Technically, what we were calling testing data before is actually *validation* data. The main difference is that use validation data to "check your work" and tune your model, and testing data is the "final exam" to see how good your model actually is.

In an ideal scenario, you evaluate the results of your testing data **only once**. It represents real-world data your model has never seen before. And, as such, your model's performance will always be at least slightly worse on it.

In [10]:
# Separate out the testing data
xtrain, xtest, ytrain, ytest = train_test_split(
    x, y, test_size=.1, random_state=35)

In [11]:
from sklearn.model_selection import cross_val_score

clf = KNeighborsClassifier(n_neighbors=1)

cvs = cross_val_score(clf, xtrain, ytrain, cv=5, scoring='accuracy')
# cv=5 means we're going to run this model 5 times,
# each time validating on a different 20%
# of the data

# cvs is an array of the accuracy scores you obtained:
cvs

array([0.89285714, 0.96296296, 0.96296296, 1.        , 1.        ])

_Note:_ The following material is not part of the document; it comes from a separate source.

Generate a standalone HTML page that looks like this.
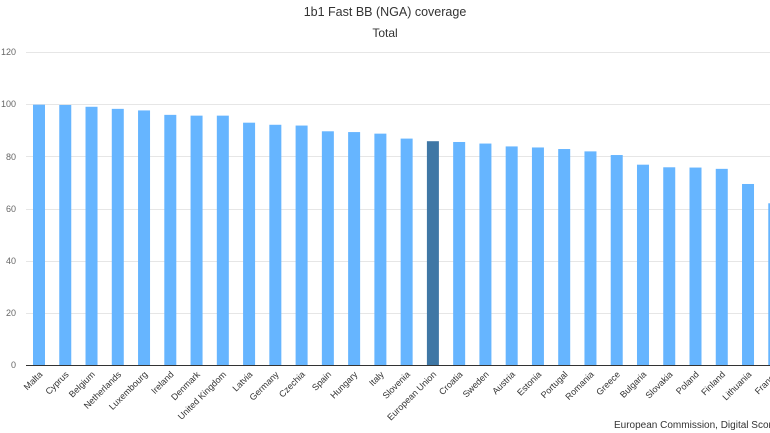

So `cvs` itself isn't all that useful to you. What you really want is its mean and standard deviation:

In [12]:
print('Mean accuracy:     ', cvs.mean())
print('Standard deviation:', cvs.std())

Mean accuracy:      0.9637566137566138
Standard deviation: 0.03912840612589273


In [13]:
from sklearn.model_selection import cross_val_score

clf = KNeighborsClassifier(n_neighbors=3)

cvs = cross_val_score(clf, xtrain, ytrain, cv=5, scoring='accuracy')

print('Mean accuracy:     ', cvs.mean())
print('Standard deviation:', cvs.std())

Mean accuracy:      0.9711640211640212
Standard deviation: 0.04169835865372268


In [14]:
from sklearn.model_selection import cross_val_score

clf = KNeighborsClassifier(n_neighbors=5)

cvs = cross_val_score(clf, xtrain, ytrain, cv=5, scoring='accuracy')

print('Mean accuracy:     ', cvs.mean())
print('Standard deviation:', cvs.std())

Mean accuracy:      0.9783068783068783
Standard deviation: 0.02870827506084769


From the 3 we tried above, `n_neighbors=5` looks to be the best.

Time for the final exam!

In [15]:
# Note that you can combine the first 2 lines of code if you prefer!
clf = KNeighborsClassifier(n_neighbors=5).fit(xtrain, ytrain)

preds = clf.predict(xtest)

accuracy_score(ytest, preds)

0.9333333333333333

That's the basic machine learning workflow. The one major piece you're still missing is how to automate the finding of the best hyperparameters (the knobs you turn -- in this case, just `n_neighbors`.

I'll add that to this notebook shortly. Hope this helps for now!